While both Detective Grimoire and its Flash inspiration revolve around solving a murder in an amusement park, this newest entry into Grimoire’s case history presents an entirely new story, cast of characters, and challenges, as well as a different, larger, and more fleshed-out world. All of the dialogue is charmingly voiced, backstories are deeper, and mysteries more elusive. At the same time, Grimoire fans will be treated to playful nods to the original, from jabs at Officer James’s facial hair to an uncanny red-headed sidekick.
This successful combination of lighthearted jokes and a weighty murder mystery keeps Detective Grimoire consistently engrossing.
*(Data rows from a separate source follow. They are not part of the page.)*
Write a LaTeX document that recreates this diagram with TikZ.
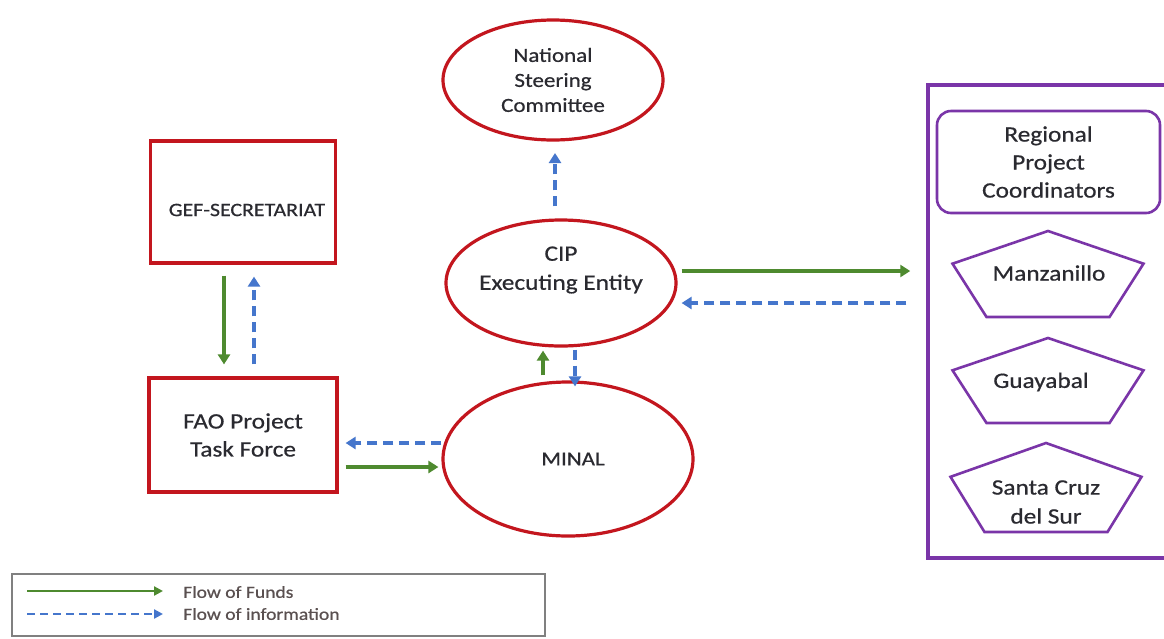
\documentclass[tikz,border=0pt]{standalone}
\usepackage{fontspec}
\setmainfont{Carlito}[FakeStretch=1.15,FakeBold=0.6]
\usetikzlibrary{arrows.meta,shapes.geometric,calc}
\definecolor{redc}{HTML}{C3161E}
\definecolor{greenc}{HTML}{4E8A2F}
\definecolor{bluec}{HTML}{4576CC}
\definecolor{purplec}{HTML}{7A35A8}
\definecolor{txt}{HTML}{2A2A30}
\definecolor{legtxt}{HTML}{5A5050}
\definecolor{leggray}{HTML}{808080}
\tikzset{
  redell/.style={draw=redc, line width=3.2pt, ellipse, inner sep=0pt, align=center, text=txt},
  redbox/.style={draw=redc, line width=3.2pt, rectangle, inner sep=0pt, align=center, text=txt},
  fund/.style={draw=greenc, line width=3.2pt, -{Triangle[length=10pt,width=12pt]}},
  info/.style={draw=bluec, line width=3.2pt, dash pattern=on 10pt off 6pt, -{Triangle[length=10pt,width=12pt]}},
  pentline/.style={draw=purplec, line width=2.6pt, line join=miter},
  lbl/.style={text=txt, align=center, inner sep=0pt},
}
\newcommand\pentagon[3]{% cx, top, height
  \draw[pentline] (#1,#2) -- (#1+95.5,#2+0.38*#3) -- (#1+61.5,#2+#3) -- (#1-61.5,#2+#3) -- (#1-95.5,#2+0.38*#3) -- cycle;}
\begin{document}
\begin{tikzpicture}[x=1pt,y=-1pt]
\clip (0,0) rectangle (1164,638);
\fill[white] (0,0) rectangle (1164,638);

% ellipses
\node[redell, minimum width=220pt, minimum height=120pt, font=\fontsize{20}{25}\selectfont] (nsc) at (553,80) {National\\Steering\\Committee};
\node[redell, minimum width=230pt, minimum height=126pt] (cip) at (561,283) {};
\node[lbl, font=\fontsize{22}{29}\selectfont] (cipt) at (561,270) {CIP\\Executing Entity};
\node[redell, minimum width=250pt, minimum height=154pt, font=\fontsize{20}{24}\selectfont] (minal) at (568,459) {\kern10pt MINAL};

% boxes
\node[redbox, minimum width=185pt, minimum height=122pt] (gef) at (243,202) {};
\node[lbl, font=\fontsize{19}{22}\selectfont] (geft) at (247,210) {GEF-SECRETARIAT};
\node[redbox, minimum width=188pt, minimum height=114pt, font=\fontsize{22}{28}\selectfont] (fao) at (243,435) {FAO Project\\Task Force};

% purple frame
\node[draw=purplec, line width=3.5pt, rectangle, minimum width=250pt, minimum height=473pt, inner sep=0pt] (frame) at (1053,321.5) {};
\node[draw=purplec, line width=2.6pt, rounded corners=14pt, minimum width=223pt, minimum height=102pt, align=center, text=txt, font=\fontsize{22}{28}\selectfont] (rpc) at (1048.5,162) {Regional\\Project\\Coordinators};

\pentagon{1048}{231}{86}
\node[lbl, font=\fontsize{22}{28}\selectfont] (manz) at (1049,273) {Manzanillo};
\pentagon{1048}{338}{85}
\node[lbl, font=\fontsize{22}{28}\selectfont] (guay) at (1041,382) {Guayabal};
\pentagon{1046}{443}{89}
\node[lbl, font=\fontsize{22}{29}\selectfont] (scs) at (1046,502) {Santa Cruz\\del Sur};

% connectors
\draw[info] (555,0 |- cip.north) ++(0,-12) -- (555,153);
\draw[fund, shorten <=11pt, shorten >=12pt] (224,0 |- gef.south) -- (224,0 |- fao.north);
\draw[info, shorten <=12pt, shorten >=12pt] (254,0 |- fao.north) -- (254,0 |- gef.south);
\draw[fund, shorten <=5pt, shorten >=3pt] (543,0 |- minal.north) -- (543,0 |- cip.south);
\draw[info, shorten <=2pt, shorten >=-6pt] (575,0 |- cip.south) -- (575,0 |- minal.north);
\draw[info, shorten >=7pt] (minal.west |- 0,443) -- (fao.east |- 0,443);
\draw[fund, shorten <=7pt, shorten >=3pt] (fao.east |- 0,467) -- (minal.west |- 0,467);
\draw[fund, shorten <=4pt, shorten >=16pt] (cip.east |- 0,271) -- (frame.west |- 0,271);
\draw[info, shorten <=20pt, shorten >=4pt] (frame.west |- 0,303) -- (cip.east |- 0,303);

% legend
\node[draw=leggray, line width=2pt, rectangle, minimum width=533pt, minimum height=62pt, inner sep=0pt] (legend) at (278.5,605) {};
\coordinate (fa) at (27,591);
\coordinate (fb) at (163,591);
\coordinate (ia) at (27,614);
\coordinate (ib) at (163,614);
\draw[fund, line width=2.8pt, -{Triangle[length=9pt,width=9pt]}] (fa) -- (fb);
\draw[info, line width=2.8pt, dash pattern=on 8pt off 5pt, -{Triangle[length=9pt,width=9pt]}] (ia) -- (ib);
\node[anchor=west, inner sep=0pt, text=legtxt, font=\fontsize{17}{20}\selectfont] (lf) at (183,592) {Flow of Funds};
\node[anchor=west, inner sep=0pt, text=legtxt, font=\fontsize{17}{20}\selectfont] (li) at (183,614) {Flow of information};
\end{tikzpicture}
\end{document}
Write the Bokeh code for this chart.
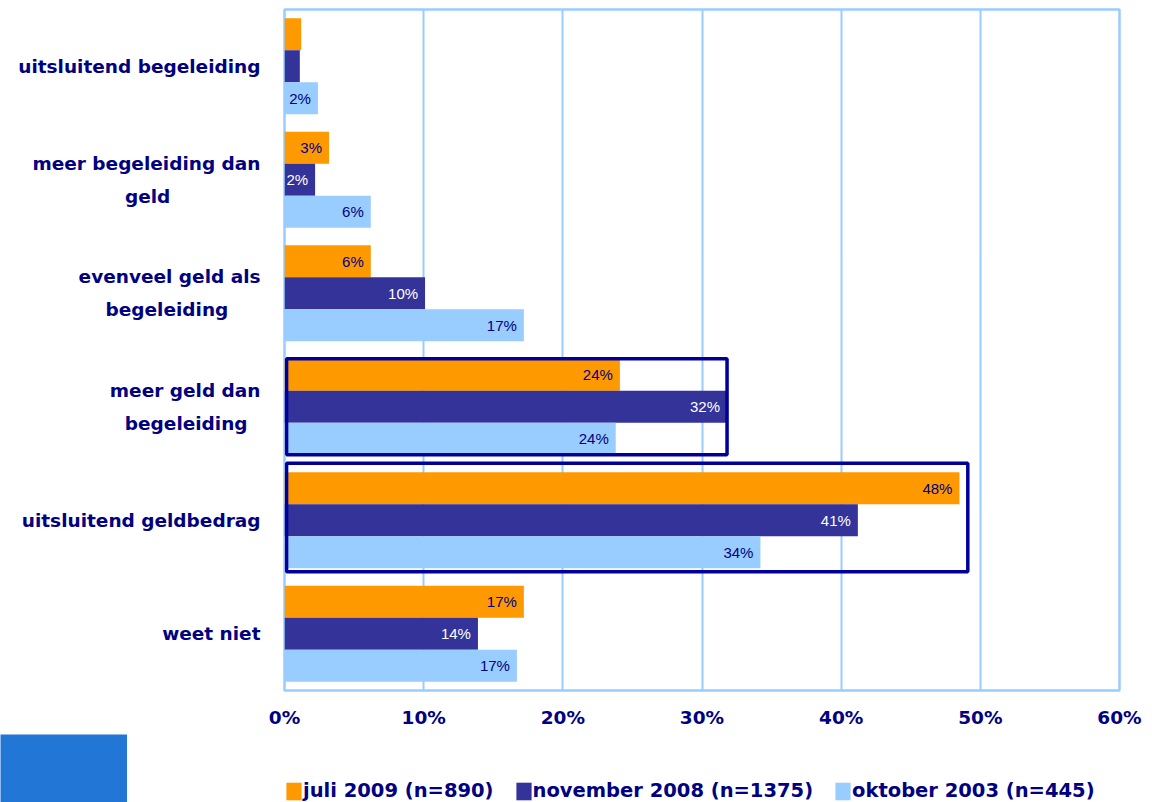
from bokeh.plotting import figure
from bokeh.layouts import column, row
from bokeh.models import (Range1d, FixedTicker, PrintfTickFormatter, Legend,
                          LegendItem, ColumnDataSource)
from bokeh.core.properties import value
from bokeh.embed import file_html
from bokeh.resources import INLINE

# ---------------- data ----------------
categories = ["uitsluitend begeleiding", "meer begeleiding dan\ngeld",
              "evenveel geld als\nbegeleiding", "meer geld dan\nbegeleiding",
              "uitsluitend geldbedrag", "weet niet"]
series_names = ["juli 2009 (n=890)", "november 2008 (n=1375)", "oktober 2003 (n=445)"]
juli_2009 = [1.2, 3.2, 6.2, 24.1, 48.5, 17.2]
november_2008 = [1.1, 2.2, 10.1, 31.8, 41.2, 13.9]
oktober_2003 = [2.4, 6.2, 17.2, 23.8, 34.2, 16.7]
x_ticks = [0, 10, 20, 30, 40, 50, 60]
highlighted = ["meer geld dan\nbegeleiding", "uitsluitend geldbedrag"]

# ---------------- style ----------------
colors = ["#FF9900", "#333399", "#99CCFF"]
label_colors = ["#000080", "#FFFFFF", "#000080"]
NAVY = "#000080"
GRID = "#99CCFF"
BAR_H = 0.282  # fraction of category band per bar
NBSP = "\u00a0"
# trailing no-break spaces centre the short second line under the first one
second_line_pad = {1: 14, 2: 5, 3: 2}

p = figure(width=1152, height=734, x_range=Range1d(0, 60), y_range=Range1d(6, 0),
           output_backend="svg", toolbar_location=None,
           min_border_left=284, min_border_right=33, min_border_top=9, min_border_bottom=44)
p.background_fill_color = "white"
p.border_fill_color = "white"
p.outline_line_color = GRID
p.outline_line_width = 2.5

# category axis (left)
cat_ticks = [i + 0.5 for i in range(len(categories))]
cat_labels = [c + NBSP * second_line_pad.get(i, 0) for i, c in enumerate(categories)]
p.yaxis.ticker = FixedTicker(ticks=cat_ticks)
p.yaxis.major_label_overrides = {t: c for t, c in zip(cat_ticks, cat_labels)}
p.yaxis.axis_line_color = None
p.yaxis.major_tick_line_color = None
p.yaxis.minor_tick_line_color = None
p.yaxis.major_tick_out = 0
p.yaxis.major_tick_in = 0
p.yaxis.major_label_standoff = 24
p.yaxis.major_label_text_font = "DejaVu Sans"
p.yaxis.major_label_text_font_style = "bold"
p.yaxis.major_label_text_font_size = "18.5px"
p.yaxis.major_label_text_color = NAVY
p.yaxis.major_label_text_line_height = 1.55
p.ygrid.visible = False

p.xaxis.ticker = FixedTicker(ticks=x_ticks)
p.xaxis.formatter = PrintfTickFormatter(format="%d%%")
p.xaxis.axis_line_color = None
p.xaxis.major_tick_line_color = None
p.xaxis.minor_tick_line_color = None
p.xaxis.major_tick_out = 0
p.xaxis.major_tick_in = 0
p.xaxis.major_label_standoff = 16
p.xaxis.major_label_text_font = "DejaVu Sans"
p.xaxis.major_label_text_font_style = "bold"
p.xaxis.major_label_text_font_size = "18.5px"
p.xaxis.major_label_text_color = NAVY

p.xgrid.ticker = FixedTicker(ticks=x_ticks)
p.xgrid.grid_line_color = GRID
p.xgrid.grid_line_width = 2

series = [juli_2009, november_2008, oktober_2003]
for k, vals in enumerate(series):
    off = (k - 1) * BAR_H
    ys = [i + 0.5 + off for i in range(len(categories))]
    src = ColumnDataSource(dict(y=ys, right=vals))
    p.hbar(y="y", left=0, right="right", height=BAR_H, source=src,
           fill_color=colors[k], line_color=None)
    lx, ly, lt = [], [], []
    for v, y in zip(vals, ys):
        if round(v) >= 2:
            lx.append(v); ly.append(y); lt.append(f"{round(v)}%")
    p.text(x=lx, y=ly, text=lt, x_offset=-7, text_align="right", text_baseline="middle",
           text_font=value("Liberation Sans"), text_font_size="15px", text_color=label_colors[k])

# highlight boxes around categories
pads = {"meer geld dan\nbegeleiding": (0.0, 0.0, 0.0), "uitsluitend geldbedrag": (0.6, 0.08, 0.03)}
for cat in highlighted:
    i = categories.index(cat)
    mx = max(s[i] for s in series)
    pr, pt, pb = pads[cat]
    p.quad(left=0.15, right=mx + pr, top=i + 0.5 - 1.5 * BAR_H - pt,
           bottom=i + 0.5 + 1.5 * BAR_H + pb, fill_color=None,
           line_color="#000099", line_width=3.5)


def strip(width, fill):
    f = figure(width=width, height=68, x_range=Range1d(0, 1), y_range=Range1d(0, 1),
               output_backend="svg", toolbar_location=None,
               x_axis_location=None, y_axis_location=None,
               min_border_left=0, min_border_right=0, min_border_top=0, min_border_bottom=0)
    f.outline_line_color = None
    f.grid.grid_line_color = None
    f.background_fill_color = fill
    f.border_fill_color = fill
    return f


# slide page-number block in the bottom-left corner
page_box = strip(127, "#2277D6")

# legend strip
leg = strip(1025, "white")
items = []
for k, name in enumerate(series_names):
    r = leg.hbar(y=[-5], right=[-5], left=[-6], height=0.1, fill_color=colors[k], line_color=None)
    items.append(LegendItem(label=name, renderers=[r]))
legend = Legend(items=items, location=(157, 0), orientation="horizontal",
                glyph_width=19, glyph_height=22, label_standoff=0, spacing=20, padding=0,
                margin=0, border_line_color=None, background_fill_alpha=0,
                label_text_font="DejaVu Sans", label_text_font_style="bold",
                label_text_font_size="19.5px", label_text_color=NAVY)
leg.add_layout(legend)

layout = column(p, row(page_box, leg, spacing=0), spacing=0)
open("out.html", "w").write(file_html(layout, INLINE))
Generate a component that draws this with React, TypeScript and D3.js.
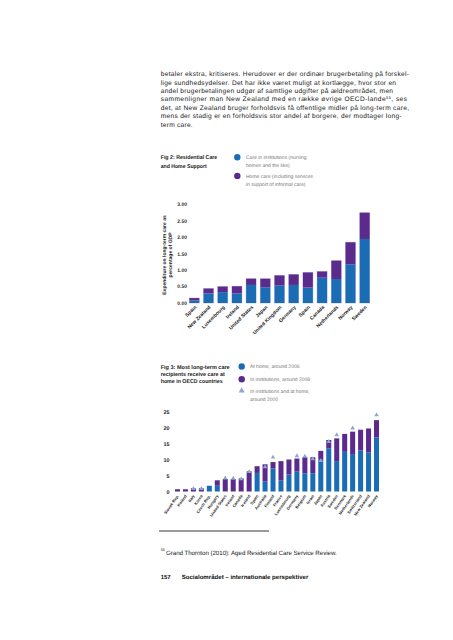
import React from "react";
import * as d3 from "d3";

// ---------- DATA ----------
const bodyLines = [
  "betaler ekstra, kritiseres. Herudover er der ordinær brugerbetaling på forskel-",
  "lige sundhedsydelser. Det har ikke været muligt at kortlægge, hvor stor en",
  "andel brugerbetalingen udgør af samtlige udgifter på ældreområdet, men",
  "sammenligner man New Zealand med en række øvrige OECD-lande|55|, ses",
  "det, at New Zealand bruger forholdsvis få offentlige midler på long-term care,",
  "mens der stadig er en forholdsvis stor andel af borgere, der modtager long-",
  "term care.",
];

const fig2Title = ["Fig 2: Residential Care", "and Home Support"];
const fig2Legend = [
  ["Care in institutions (nursing", "homes and the like)"],
  ["Home care (including services", "in support of informal care)"],
];
const fig2AxisTitle = ["Expenditure on long-term care as", "percentage of GDP"];
const fig2Ticks = [0, 0.5, 1, 1.5, 2, 2.5, 3];
const fig2Countries = [
  "Spain", "New Zealand", "Luxembourg", "Ireland", "United States", "Japan",
  "United Kingdom", "Germany", "Spain", "Canada", "Netherlands", "Norway", "Sweden",
];
const fig2Institutions = [0.08, 0.29, 0.33, 0.29, 0.55, 0.48, 0.53, 0.55, 0.47, 0.77, 0.73, 1.18, 1.95];
const fig2HomeCare = [0.07, 0.15, 0.17, 0.22, 0.19, 0.26, 0.31, 0.32, 0.46, 0.19, 0.56, 0.67, 0.8];

const fig3Title = ["Fig 3: Most long-term care", "recipients receive care at", "home in OECD countries"];
const fig3Legend = [
  ["At home, around 2006"],
  ["In institutions, around 2008"],
  ["In institutions and at home,", "around 2000"],
];
const fig3Ticks = [0, 5, 10, 15, 20, 25];
const fig3Countries = [
  "Slovak Rep.", "Poland", "Italy", "Korea", "Czech Rep.", "Hungary", "United States",
  "Ireland", "Canada", "Iceland", "Spain", "Australia", "Finland", "France",
  "Luxembourg", "Germany", "Belgium", "Israel", "Japan", "Austria", "Sweden",
  "Denmark", "Netherlands", "Switzerland", "New Zealand", "Norway",
];
const fig3AtHome = [0, 0, 0, 0, 1.8, 1.8, 0, 0, 0, 0, 5.8, 3.1, 7.2, 3.4, 5.3, 6.2, 5.7, 5.7, 9.9, 13.5, 9.5, 12.4, 11.7, 12.8, 12.2, 16.9];
const fig3Institutions = [0.7, 0.7, 1.0, 1.0, 0, 1.7, 3.9, 3.9, 4.1, 6.3, 2.1, 5.4, 2.0, 6.1, 4.7, 4.1, 5.0, 5.0, 2.8, 2.6, 7.1, 5.6, 7.0, 6.5, 7.5, 5.4];
const fig3Around2000: (number | null)[] = [null, null, 0.9, 0.9, null, null, 4.2, 4.1, 3.9, 6.2, null, 7.7, 10.7, null, null, 11.1, 11.0, 10.2, 9.6, 15.6, 17.7, null, 19.8, null, null, 23.9];

const footnote = "Grand Thornton (2010): Aged Residential Care Service Review.";
const footerNum = "157";
const footerText = "Socialområdet – internationale perspektiver";

// ---------- STYLE ----------
const BLUE = "#1a6db5";
const PURPLE = "#5a2b8c";
const TRI = "#8fa6d2";
const FONT = "'Liberation Sans', Arial, sans-serif";
const bodyEnds = [409, 396, 393, 407, 409, 401.7, 192.7];

export default function App() {
  const x2 = d3.scaleBand<number>().domain(d3.range(fig2Countries.length)).range([187.2, 371.8]).paddingInner(0.3).paddingOuter(0.15);
  const y2 = d3.scaleLinear().domain([0, 3]).range([303, 204.5]);
  const x3 = d3.scaleBand<number>().domain(d3.range(fig3Countries.length)).range([173.5, 380.5]).paddingInner(0.37).paddingOuter(0.185);
  const y3 = d3.scaleLinear().domain([0, 25]).range([491.5, 411.5]);
  const tri = d3.symbol(d3.symbolTriangle, 9)() as string;
  const triLegend = d3.symbol(d3.symbolTriangle, 16)() as string;

  return (
    <div style={{ position: "absolute", left: 0, top: 0 }}>
      <svg width={453} height={640} style={{ display: "block", background: "#fff" }} fontFamily={FONT}
        textRendering="geometricPrecision">
        {bodyLines.map((l, i) => {
          const parts = l.split("|");
          return (
            <text key={i} x={160.7} y={76.4 + i * 8.35} fontSize={6.6} fill="#1a1a1a"
              textLength={bodyEnds[i] - 160.7} lengthAdjust="spacing">
              {parts.length > 1 ? (
                <>
                  {parts[0]}
                  <tspan fontSize={4} dy={-2.2}>{parts[1]}</tspan>
                  <tspan dy={2.2}>{parts[2]}</tspan>
                </>
              ) : l}
            </text>
          );
        })}

        {/* ---------- Fig 2 ---------- */}
        {fig2Title.map((t, i) => (
          <text key={i} x={160.7} y={159.4 + i * 8.5} fontSize={5.6} fontWeight="bold" fill="#222"
            textLength={i === 0 ? 56.6 : 46} lengthAdjust="spacingAndGlyphs">{t}</text>
        ))}
        {fig2Legend.map((lines, i) => (
          <g key={i}>
            <circle cx={237.3} cy={157.3 + i * 18.6} r={3.2} fill={i === 0 ? BLUE : PURPLE} />
            {lines.map((t, j) => (
              <text key={j} x={246} y={159.2 + i * 18.6 + j * 8.2} fontSize={5} fill="#777">{t}</text>
            ))}
          </g>
        ))}
        {fig2AxisTitle.map((t, i) => (
          <text key={i} transform={`translate(${165.8 + i * 6},255) rotate(-90)`} textAnchor="middle"
            fontSize={5} fontWeight="bold" fill="#222">{t}</text>
        ))}
        {fig2Ticks.map((v) => (
          <text key={v} x={187} y={y2(v) + 1.8} textAnchor="end" fontSize={5} fontWeight="bold" fill="#333">
            {d3.format(".2f")(v)}
          </text>
        ))}
        {fig2Countries.map((c, i) => {
          const x = x2(i)!;
          const w = x2.bandwidth();
          const b = fig2Institutions[i];
          const h = fig2HomeCare[i];
          return (
            <g key={i}>
              <rect x={x} y={y2(b + h)} width={w} height={y2(0) - y2(b + h)} fill="none" stroke="#cdbfe3" strokeWidth={0.8} />
              <rect x={x} y={y2(b)} width={w} height={y2(0) - y2(b)} fill={BLUE} />
              <rect x={x} y={y2(b + h)} width={w} height={y2(b) - y2(b + h)} fill={PURPLE} />
              <text transform={`translate(${x + w / 2 + 2.5},${307.5}) rotate(-45)`} textAnchor="end"
                fontSize={5} fontWeight="bold" fill="#222">{c}</text>
            </g>
          );
        })}

        {/* ---------- Fig 3 ---------- */}
        {fig3Title.map((t, i) => (
          <text key={i} x={160.7} y={368.5 + i * 7} fontSize={5.6} fontWeight="bold" fill="#222"
            textLength={[69, 64, 62][i]} lengthAdjust="spacingAndGlyphs">{t}</text>
        ))}
        {fig3Legend.map((lines, i) => {
          const cy = [366.5, 379.3, 390.7][i];
          return (
            <g key={i}>
              {i < 2 ? (
                <circle cx={241.7} cy={cy} r={3.2} fill={i === 0 ? BLUE : PURPLE} />
              ) : (
                <path d={triLegend} transform={`translate(241.7,${cy})`} fill={TRI} />
              )}
              {lines.map((t, j) => (
                <text key={j} x={250} y={cy + 1.9 + j * 8.2} fontSize={5} fill="#777">{t}</text>
              ))}
            </g>
          );
        })}
        {fig3Ticks.map((v) => (
          <text key={v} x={169.5} y={y3(v) + 2} textAnchor="end" fontSize={5.4} fontWeight="bold" fill="#222">{v}</text>
        ))}
        {fig3Countries.map((c, i) => {
          const x = x3(i)!;
          const w = x3.bandwidth();
          const b = fig3AtHome[i];
          const p = fig3Institutions[i];
          const t = fig3Around2000[i];
          return (
            <g key={i}>
              <rect x={x} y={y3(b)} width={w} height={y3(0) - y3(b)} fill={BLUE} />
              <rect x={x} y={y3(b + p)} width={w} height={y3(b) - y3(b + p)} fill={PURPLE} />
              {t !== null && <path d={tri} transform={`translate(${x + w / 2},${y3(t)})`} fill={TRI} />}
              <text transform={`translate(${x + w / 2 + 1.5},${496}) rotate(-55)`} textAnchor="end"
                fontSize={4} fontWeight="bold" fill="#222">{c}</text>
            </g>
          );
        })}

        <line x1={159} x2={269} y1={531} y2={531} stroke="#000" strokeWidth={0.8} />
        <text x={160.7} y={551} fontSize={3.8} fill="#222">55</text>
        <text x={166} y={554.5} fontSize={6.2} fill="#222" textLength={170.7} lengthAdjust="spacing">{footnote}</text>
        <text x={160.7} y={578.8} fontSize={6} fontWeight="bold" fill="#111">{footerNum}</text>
        <text x={181.7} y={578.8} fontSize={6} fontWeight="bold" fill="#111" textLength={126.6} lengthAdjust="spacingAndGlyphs">{footerText}</text>
      </svg>
    </div>
  );
}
While Grimoire finds himself in a variety of scenic-yet-creepy locations, from a darkened office lined with shadowy animal heads to a teetering bridge supporting one lone house, the mood of his investigation is upbeat and often humorous. His tone with suspects is more confused than accusatory, and their reactions are unperturbed caricatures.
The quirky cartoon art style enhances this, giving characters’ animated portraits plenty of emotion and personality. The haughty film director types on his cell phone and gazes through a picture frame while talking to Grimoire; the bored gift shop attendant plays with her ponytail and stretches lazily to show off the figure she frequently brags about.
Even with their sometimes self-involved responses, the murder is rarely far from characters’—or Grimoire’s—minds. The goal in Detective Grimoire is to solve the case, and this can only be done by hunting down clues, questioning suspects, and putting all the puzzling pieces together. Exploration of the swamp is made easy by a fast-travel map that lets you immediately return to any location you’ve already visited. While there are no indications of which objects in a scene are interactive—via a mouse cursor change or name pop-up—most areas are fairly sparse with distinct objects that are easy to notice.
As you explore and find clues, key items and notes will be added to your Case File. While these are technically items you have discovered, Detective Grimoire does not have an actual inventory system. Everything is catalogued immediately and the only time you’ll bring up an object is while interrogating a suspect. There is no combination of items or random, aimless attempts at using them on hidden pixels in each scene—the system is clean, efficient, and effective at keeping all your murder-mystery notes in order.
Those suspect interrogations make up another critical component of the investigation. There are seven characters hanging around Boggy’s Bog (not counting Boggy himself), and Grimoire needs to question each of them to uncover the truth. These conversations involve both simple questions about what the character was doing at the time of the murder and more intense “Challenge Topics” that pinpoint discrepancies in their statements—like the fact that Remington got ill after eating a “Bog-Dog” from the café owner. Challenge Topics often require players to be on their toes, answering questions, formulizing thoughts, or drawing a crude (and cute) version of the alleged events.
These and other types of mini-games pop up often throughout Detective Grimoire: a torn picture needs to be pieced back together; a mess of wires requires untangling; the gears on a doorknob must be realigned. While these provide extra interaction in an otherwise text-dominant experience—and are ideal for touch screens—all of the mini-games are overly simple and at times, barely puzzles. One such section is taken directly from the Flash Detective Grimoire and requires you to merely slide trash out of the way to reveal a clue. This simplicity extends throughout much of Detective Grimoire, creating a dissonance between the simple gameplay and the slightly more mature themes.
Although this lack of complexity will be disappointing to accomplished players, it is made up for by the game’s exuberant charm, impeccable voice acting, gorgeous graphics, and consistent quality from beginning to end. It’s a shame that end comes so quickly. From the moment you set foot on the docks, Boggy’s Bog is engrossing, its characters alive and endearing, and its mystery simple—yet inescapably intriguing.